In this post, I am going to talk about automated spelling correction. Let’s say you are writing a document on your computer, and instead of typing “morning”, you accidentally type “mornig”. If you have automated spelling correction enabled, you will probably see that “mornig” has been transformed to “morning” on its own. How does this work? How does your computer know that when you typed “mornig”, you actually meant “morning”? We are going to see how in this post.
Spelling mistakes could turn out to be real words!
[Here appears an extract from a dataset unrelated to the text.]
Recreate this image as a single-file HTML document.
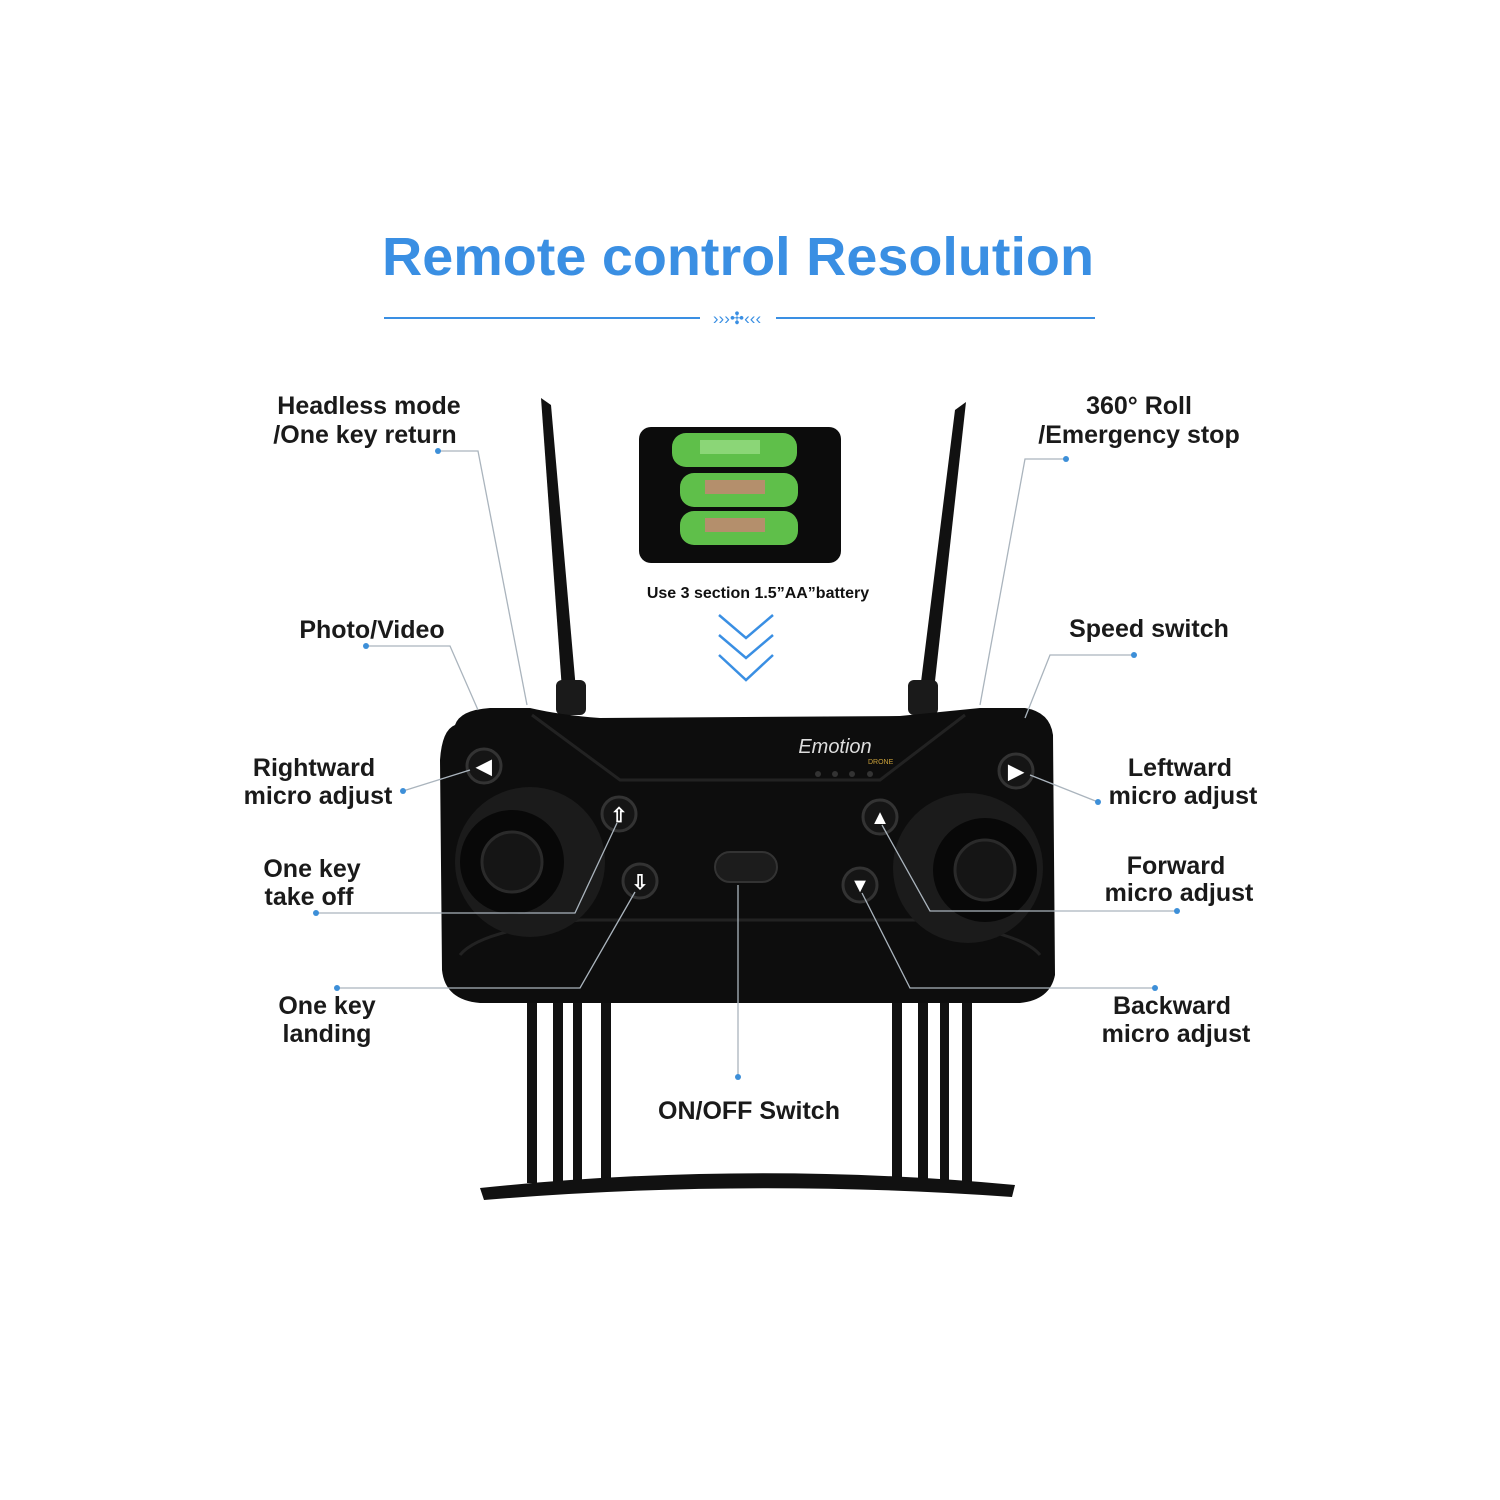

Before we actually go through how spelling correction works, let’s think about the complexity of this problem. In the previous example, “mornig” was not a real word, so we knew it had to be a spelling mistake. But what if you misspelled “college” as “collage”, or you misspelled “three” as “tree”? In these cases, the word you typed incorrectly happens to be an actual word itself! Correcting these types of errors is called real word spelling correction. On the other hand, if the error is not a real word (like “mornig” instead of “morning”), correcting those errors is called non-word spelling correction. You can see that real world spelling correction seems more difficult than non-word spelling correction because every word that you type could be an error (even if it has a correct spelling). For example, the sentence “The tree threes were tail” makes no sense because every word except “the” and “were” is an error even though they are all actual words. The actual sentence should be “The three trees were tall”. In this post, I am going to talk about non-word spelling correction with a basic approach to it.